Bouncing back from a downround is tough for startups, but this guide shares key ways to rebuild, boost team spirit, handle how people see you, track finances, connect with investors, and embrace a fresh chance to succeed. Getting through a downround’s aftermath takes strength, open talk, and looking ahead.
A downround occurs when a startup secures funding by selling shares at a price lower than in its previous fundraising round. This can have significant repercussions for founders, employees, and investors when the company’s value decreases. Here’s our guide to help you navigate through one.
2023 Valuations vs 2021 Valuations
In 2023, the startup ecosystem grappled with the aftermath of the 2021 VC bubble and a depressed tech stock market, leading to a significant increase in downrounds. Data shows about 20% of established startups’ funding rounds are downrounds.
Companies and founders with a higher chance of surviving downrounds are those who communicate regularly with their investors, have a solid plan to navigate the downturn, operate in a promising industry, and secured great initial investors. Although influencing these factors retroactively is challenging, we will provide some guidance on how to effectively deal with a downround.
What is a downround?
A downround is a funding round where a startup sells its shares at a lower valuation than the previous round, making the company worth less than before. This can have significant motivational and morale issues for founders, employees, and investors and can send a negative signal to the market. Moreover, it brings financial consequences due to the types of preference shares investors purchase and the impact on employee options. Now, let’s explore why some founders face a decrease in valuation.

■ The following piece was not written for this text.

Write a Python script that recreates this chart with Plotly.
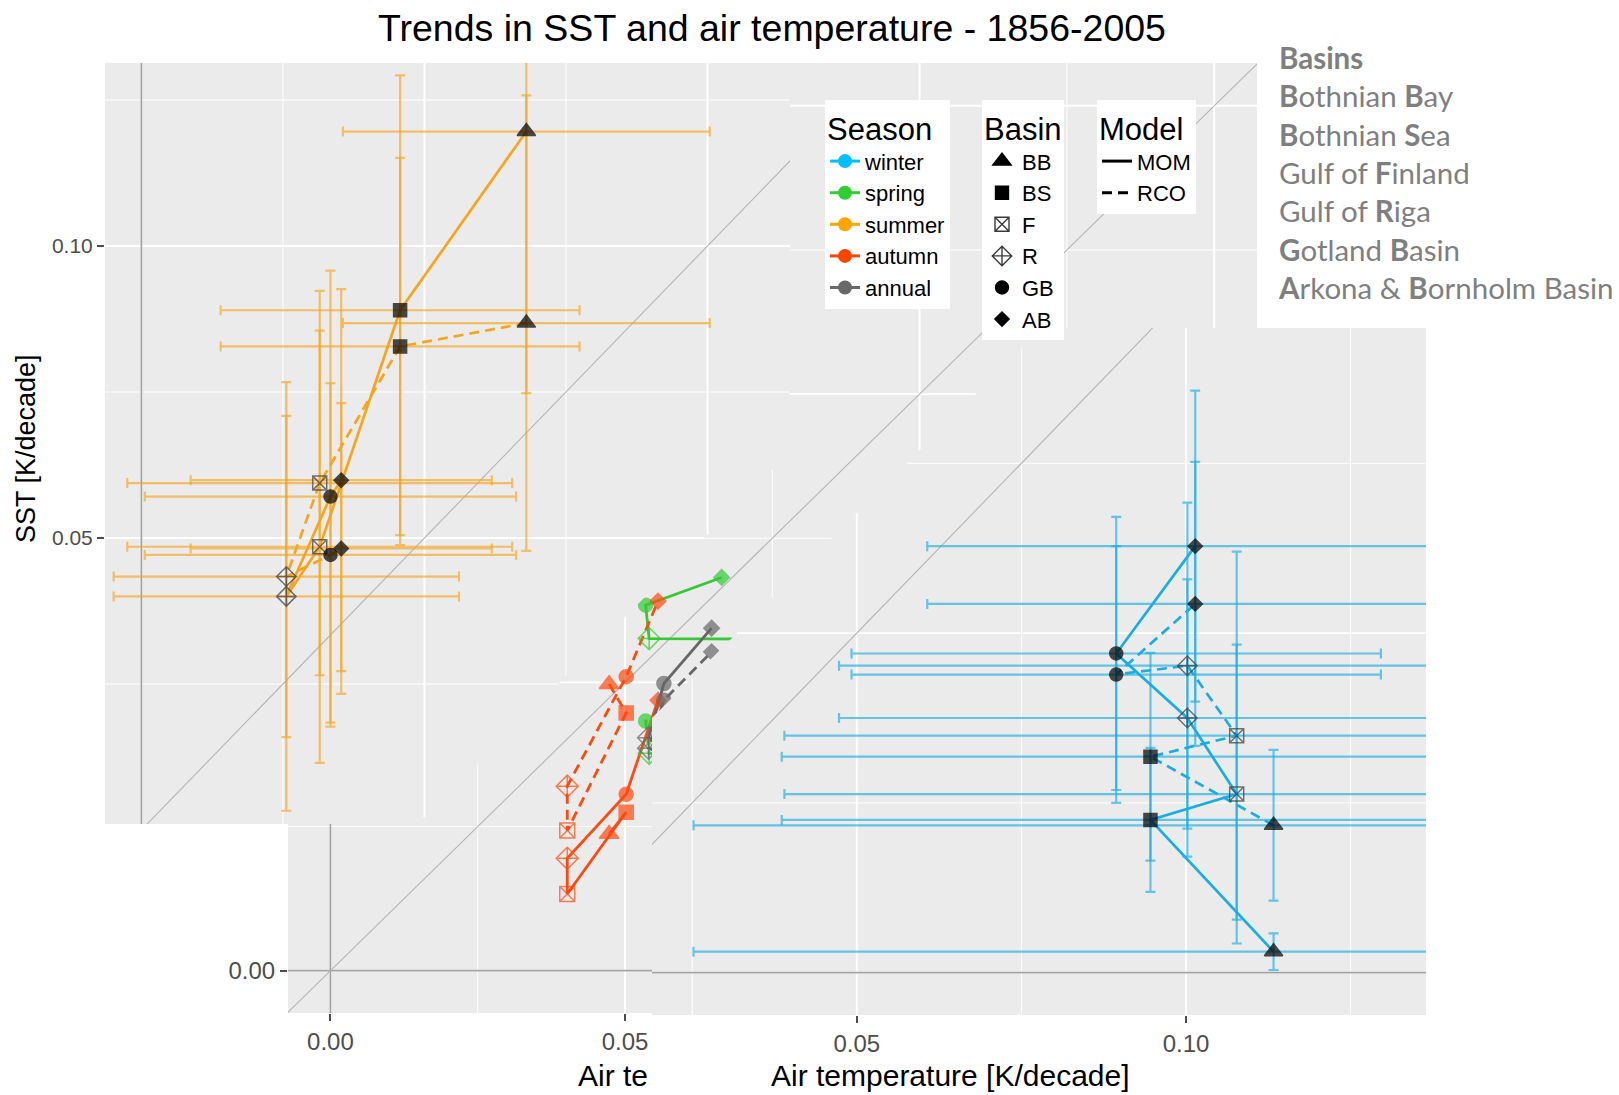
import math
import plotly.graph_objects as go

W, H = 1619, 1095

# ------------------------------------------------------------------ data
basins = ["BB", "BS", "F", "R", "GB", "AB"]
seasons = ["winter", "spring", "summer", "autumn", "annual"]
models = ["MOM", "RCO"]

# summer (top-left inset)
summer_air     = [0.0680, 0.0457, 0.0315, 0.0256, 0.0334, 0.0353]
summer_air_err = [0.0324, 0.0317, 0.0340, 0.0305, 0.0328, 0.0266]
summer_mom     = [0.1196, 0.0890, 0.0485, 0.0400, 0.0571, 0.0599]
summer_mom_err = [0.0448, 0.0402, 0.0370, 0.0367, 0.0387, 0.0327]
summer_rco     = [0.0868, 0.0828, 0.0594, 0.0434, 0.0471, 0.0482]
summer_rco_err = [0.0390, 0.0323, 0.0329, 0.0275, 0.0294, 0.0249]

# winter (bottom-right inset)
winter_air     = [0.1133, 0.0946, 0.1077, 0.1002, 0.0894, 0.1014]
winter_air_err = [0.0881, 0.0560, 0.0687, 0.0529, 0.0402, 0.0407]
winter_mom     = [0.0031, 0.0225, 0.0263, 0.0375, 0.0470, 0.0628]
winter_mom_err = [0.0027, 0.0106, 0.0220, 0.0204, 0.0201, 0.0229]
winter_rco     = [0.0217, 0.0318, 0.0349, 0.0452, 0.0439, 0.0543]
winter_rco_err = [0.0111, 0.0153, 0.0271, 0.0240, 0.0189, 0.0209]

# autumn, spring, annual (background panel)
autumn_air = [0.0473, 0.0502, 0.0402, 0.0402, 0.0502, 0.0556]
autumn_mom = [0.0237, 0.0275, 0.0133, 0.0195, 0.0306, 0.0469]
autumn_rco = [0.0497, 0.0447, 0.0243, 0.0320, 0.0510, 0.0641]

spring_air = [0.0900, 0.0860, 0.0820, 0.0541, 0.0535, 0.0664]
spring_mom = [0.0350, 0.0460, 0.0575, 0.0576, 0.0634, 0.0682]
spring_rco = [0.0300, 0.0420, 0.0360, 0.0377, 0.0433, 0.0450]

annual_air = [0.0850, 0.0800, 0.0750, 0.0540, 0.0566, 0.0647]
annual_mom = [0.0300, 0.0380, 0.0320, 0.0404, 0.0498, 0.0594]
annual_rco = [0.0280, 0.0360, 0.0300, 0.0386, 0.0469, 0.0553]

# ------------------------------------------------------------------ styles
FONT = "Liberation Sans"
line_color = {"winter": "#1AADE4", "spring": "#35C935", "summer": "#F7A51E",
              "autumn": "#FF4A0F", "annual": "#676767"}
err_color = {"winter": "rgba(26,173,228,0.65)", "summer": "rgba(247,165,30,0.65)"}
legend_color = {"winter": "#00BFFF", "spring": "#32CD32", "summer": "#FFA500",
                "autumn": "#FF4500", "annual": "#696969"}
symbol = {"BB": "triangle-up", "BS": "square", "F": "square-x-open",
          "R": "diamond-cross-open", "GB": "circle", "AB": "diamond"}
msize = {"BB": 16, "BS": 13, "F": 14, "R": 15, "GB": 13, "AB": 11}
msize_main = {"BB": 17, "BS": 14, "F": 15, "R": 17, "GB": 14, "AB": 12}
dash = {"MOM": "solid", "RCO": "10px,6px"}

# panel geometry in pixels of the composite picture
panels = {
    "main":   dict(ax="",  X0=330.4, sx=5892, Y0=970.7, sy=5766,
                   L=288, R=1257, T=63, B=1013, cut=None),
    "summer": dict(ax="2", X0=141.4, sx=5661, Y0=830.0, sy=5840,
                   L=105, R=790, T=63, B=824, cut=("lt", 1242)),
    "winter": dict(ax="3", X0=527.6, sx=6584, Y0=972.7, sy=6792,
                   L=652, R=1426, T=328, B=1015, cut=("gt", 1370)),
}

fig = go.Figure()


def ranges(P):
    xr = [(P["L"] - P["X0"]) / P["sx"], (P["R"] - P["X0"]) / P["sx"]]
    yr = [(P["Y0"] - P["B"]) / P["sy"], (P["Y0"] - P["T"]) / P["sy"]]
    return xr, yr


def fval(p, P):
    kind, C = P["cut"]
    s = P["X0"] + P["sx"] * p[0] + P["Y0"] - P["sy"] * p[1] - C
    return -s if kind == "lt" else s


def clip_poly(poly, P):
    if P["cut"] is None:
        return poly
    out = []
    n = len(poly)
    for i in range(n):
        a, b = poly[i], poly[(i + 1) % n]
        fa, fb = fval(a, P), fval(b, P)
        if fa >= 0:
            out.append(a)
        if (fa >= 0) != (fb >= 0):
            t = fa / (fa - fb)
            out.append((a[0] + t * (b[0] - a[0]), a[1] + t * (b[1] - a[1])))
    return out


def clip_seg(a, b, P):
    if P["cut"] is None:
        return a, b
    fa, fb = fval(a, P), fval(b, P)
    if fa < 0 and fb < 0:
        return None
    if fa >= 0 and fb >= 0:
        return a, b
    t = fa / (fa - fb)
    m = (a[0] + t * (b[0] - a[0]), a[1] + t * (b[1] - a[1]))
    return (a, m) if fa >= 0 else (m, b)


def axes(P):
    return dict(xaxis="x" + P["ax"], yaxis="y" + P["ax"])


def add_frame(P):
    xr, yr = ranges(P)
    pad = 0.01
    rect = [(xr[0] - pad, yr[0] - pad), (xr[1] + pad, yr[0] - pad),
            (xr[1] + pad, yr[1] + pad), (xr[0] - pad, yr[1] + pad)]
    poly = clip_poly(rect, P)
    fig.add_trace(go.Scatter(
        x=[p[0] for p in poly] + [poly[0][0]], y=[p[1] for p in poly] + [poly[0][1]],
        mode="lines", fill="toself", fillcolor="#EBEBEB", line=dict(width=0),
        hoverinfo="skip", showlegend=False, **axes(P)))
    step = 0.025
    for major in (False, True):
        xs, ys = [], []
        for k in range(math.floor(xr[0] / step), math.ceil(xr[1] / step) + 1):
            if (k % 2 == 0) != major:
                continue
            seg = clip_seg((k * step, yr[0] - pad), (k * step, yr[1] + pad), P)
            if seg:
                xs += [seg[0][0], seg[1][0], None]
                ys += [seg[0][1], seg[1][1], None]
        for k in range(math.floor(yr[0] / step), math.ceil(yr[1] / step) + 1):
            if (k % 2 == 0) != major:
                continue
            seg = clip_seg((xr[0] - pad, k * step), (xr[1] + pad, k * step), P)
            if seg:
                xs += [seg[0][0], seg[1][0], None]
                ys += [seg[0][1], seg[1][1], None]
        fig.add_trace(go.Scatter(
            x=xs, y=ys, mode="lines",
            line=dict(color="white", width=1.9 if major else 1.0),
            hoverinfo="skip", showlegend=False, **axes(P)))
    # reference lines: x = 0, y = 0 and 1:1
    for a, b, col, w in [((0, -1), (0, 1), "#A3A3A3", 1.7),
                         ((-1, 0), (1, 0), "#A3A3A3", 1.7),
                         ((-1, -1), (1, 1), "#B5B5B5", 1.1)]:
        seg = clip_seg(a, b, P)
        if seg:
            fig.add_trace(go.Scatter(
                x=[seg[0][0], seg[1][0]], y=[seg[0][1], seg[1][1]], mode="lines",
                line=dict(color=col, width=w), hoverinfo="skip",
                showlegend=False, **axes(P)))


def marker_style(colors_filled, colors_open, sizes):
    cols = [colors_open if symbol[b].endswith("open") else colors_filled for b in basins]
    return dict(symbol=[symbol[b] for b in basins], size=[sizes[b] for b in basins],
                color=cols, line=dict(width=1.5, color=cols))


def add_inset(P, season, air, air_err, series):
    # series: list of (model, sst, sst_err)
    for model, sst, sst_err in series:
        fig.add_trace(go.Scatter(
            x=air, y=sst, mode="markers",
            marker=dict(size=2, color="rgba(0,0,0,0)"),
            error_x=dict(type="data", array=air_err, color=err_color[season],
                         thickness=2.2, width=5),
            error_y=dict(type="data", array=sst_err, color=err_color[season],
                         thickness=2.2, width=5),
            hoverinfo="skip", showlegend=False, **axes(P)))
    for model, sst, _ in series:
        fig.add_trace(go.Scatter(
            x=air, y=sst, mode="lines",
            line=dict(color=line_color[season], width=2.7, dash=dash[model]),
            hoverinfo="skip", showlegend=False, **axes(P)))
    for model, sst, _ in series:
        fig.add_trace(go.Scatter(
            x=air, y=sst, mode="markers",
            marker=marker_style("#000000", "#3A3A3A", msize),
            hoverinfo="skip", showlegend=False, **axes(P)))


# ---------------- background panel (autumn / spring / annual)
PM = panels["main"]
add_frame(PM)
main_series = [("spring", spring_air, spring_mom, spring_rco),
               ("autumn", autumn_air, autumn_mom, autumn_rco),
               ("annual", annual_air, annual_mom, annual_rco)]
for season, air, mom, rco in main_series:
    for model, sst in (("MOM", mom), ("RCO", rco)):
        fig.add_trace(go.Scatter(
            x=air, y=sst, mode="lines",
            line=dict(color=line_color[season], width=2.8, dash=dash[model]),
            hoverinfo="skip", showlegend=False, **axes(PM)))
for season, air, mom, rco in main_series:
    for model, sst in (("MOM", mom), ("RCO", rco)):
        fig.add_trace(go.Scatter(
            x=air, y=sst, mode="markers",
            marker=marker_style(line_color[season], line_color[season], msize_main),
            hoverinfo="skip", showlegend=False, **axes(PM)))

# ---------------- summer inset
PS = panels["summer"]
add_frame(PS)
add_inset(PS, "summer", summer_air, summer_air_err,
          [("MOM", summer_mom, summer_mom_err), ("RCO", summer_rco, summer_rco_err)])

# ---------------- winter inset
PW = panels["winter"]
add_frame(PW)
add_inset(PW, "winter", winter_air, winter_air_err,
          [("MOM", winter_mom, winter_mom_err), ("RCO", winter_rco, winter_rco_err)])

# ---------------- legends (key-only traces)
for s in seasons:
    fig.add_trace(go.Scatter(
        x=[None], y=[None], mode="lines+markers", name=s, legend="legend",
        marker=dict(symbol="circle", size=14, color=legend_color[s]),
        line=dict(color=legend_color[s], width=3), showlegend=True))
for b in basins:
    fig.add_trace(go.Scatter(
        x=[None], y=[None], mode="markers", name=b, legend="legend2",
        marker=dict(symbol=symbol[b], size=msize[b],
                    color="#3A3A3A" if symbol[b].endswith("open") else "black",
                    line=dict(width=1.4, color="#3A3A3A" if symbol[b].endswith("open") else "black")),
        showlegend=True))
for m in models:
    fig.add_trace(go.Scatter(
        x=[None], y=[None], mode="lines", name=m, legend="legend3",
        line=dict(color="black", width=3, dash=dash[m]), showlegend=True))

# ---------------- axes
tickfont = dict(family=FONT, size=24, color="#4D4D4D")


def axis_common(P, which):
    xr, yr = ranges(P)
    d = dict(showgrid=False, zeroline=False, showline=False, automargin=False,
             ticks="outside", ticklen=7, tickwidth=1.5, tickcolor="#4D4D4D",
             tickfont=tickfont)
    if which == "x":
        d.update(domain=[P["L"] / W, P["R"] / W], range=xr, anchor="y" + P["ax"])
    else:
        d.update(domain=[1 - P["B"] / H, 1 - P["T"] / H], range=yr, anchor="x" + P["ax"])
    return d


layout_axes = {}
mx = axis_common(PM, "x"); mx.update(tickvals=[0, 0.05], ticktext=["0.00", "0.05"])
my = axis_common(PM, "y"); my.update(tickvals=[0], ticktext=["0.00"])
sx_ = axis_common(PS, "x"); sx_.update(showticklabels=False, ticks="")
sy_ = axis_common(PS, "y"); sy_.update(tickvals=[0.05, 0.10], ticktext=["0.05", "0.10"],
                                       tickfont=dict(family=FONT, size=21, color="#4D4D4D"))
wx = axis_common(PW, "x"); wx.update(tickvals=[0.05, 0.10], ticktext=["0.05", "0.10"])
wy = axis_common(PW, "y"); wy.update(showticklabels=False, ticks="")
layout_axes.update(xaxis=mx, yaxis=my, xaxis2=sx_, yaxis2=sy_, xaxis3=wx, yaxis3=wy)

legend_common = dict(bgcolor="white", borderwidth=0, xanchor="left", yanchor="top",
                     font=dict(family=FONT, size=22, color="black"),
                     tracegroupgap=0, traceorder="normal")
title_font = dict(family=FONT, size=31, color="black")

basins_text = ("<b>Basins</b><br><b>B</b>othnian <b>B</b>ay<br><b>B</b>othnian <b>S</b>ea<br>"
               "Gulf of <b>F</b>inland<br>Gulf of <b>R</b>iga<br><b>G</b>otland <b>B</b>asin<br>"
               "<b>A</b>rkona &amp; <b>B</b>ornholm Basin")

fig.update_layout(
    template="none",
    width=W, height=H, autosize=False,
    margin=dict(l=0, r=0, t=0, b=0),
    paper_bgcolor="white", plot_bgcolor="rgba(0,0,0,0)",
    font=dict(family=FONT, color="black"),
    title=dict(text="Trends in SST and air temperature - 1856-2005",
               x=772 / W, xanchor="center", y=1 - 28 / H, yanchor="middle",
               font=dict(family=FONT, size=37.5, color="black")),
    legend=dict(legend_common, title=dict(text="Season", font=title_font),
                x=825 / W, y=1 - 100 / H),
    legend2=dict(legend_common, title=dict(text="Basin", font=title_font),
                 x=982 / W, y=1 - 100 / H),
    legend3=dict(legend_common, title=dict(text="Model", font=title_font),
                 x=1097 / W, y=1 - 100 / H),
    annotations=[
        dict(text="SST [K/decade]", x=26 / W, y=1 - 449 / H, xref="paper", yref="paper",
             textangle=-90, showarrow=False, xanchor="center", yanchor="middle",
             font=dict(family=FONT, size=27, color="black")),
        dict(text="Air te", x=576 / W, y=1 - 1075 / H, xref="paper", yref="paper",
             showarrow=False, xanchor="left", yanchor="middle",
             font=dict(family=FONT, size=30, color="black")),
        dict(text="Air temperature [K/decade]", x=950 / W, y=1 - 1075 / H,
             xref="paper", yref="paper", showarrow=False, xanchor="center",
             yanchor="middle", font=dict(family=FONT, size=30, color="black")),
        dict(text=basins_text, x=1276 / W, y=1 - 38 / H, xref="paper", yref="paper",
             showarrow=False, xanchor="left", yanchor="top", align="left",
             font=dict(family="Lato", size=29.5, color="#7F7F7F")),
    ],
    **layout_axes,
)

fig.write_html("out.html", config={"displayModeBar": False},
               post_script="document.body.style.margin='0px';"
                           "document.body.style.overflow='hidden';")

Factors leading to a downround
Several factors can trigger a downround, including:
- Massive market drop in tech market valuations: Many companies raised in 2021 now face decreased valuations due to a drop of up to 10x in tech valuations in certain sectors.
- Raising too much too soon: Rushing fundraising rounds, like going for a Series B shortly after a Series A, can hinder subsequent rounds’ strong valuations as growth metrics may not justify it.
- Sector-specific downturns: Downturns in a startup’s sector can reduce investor appetite, leading to lower valuations even for well-performing companies.
- Financial underperformance: Falling short of projections or missing milestones can prompt investors to demand a lower valuation in the next funding round.
- Company-specific issues: Specific businesses may fall out of favour due to unique reasons, such as high burn rates, executive team turmoil, or increased competition.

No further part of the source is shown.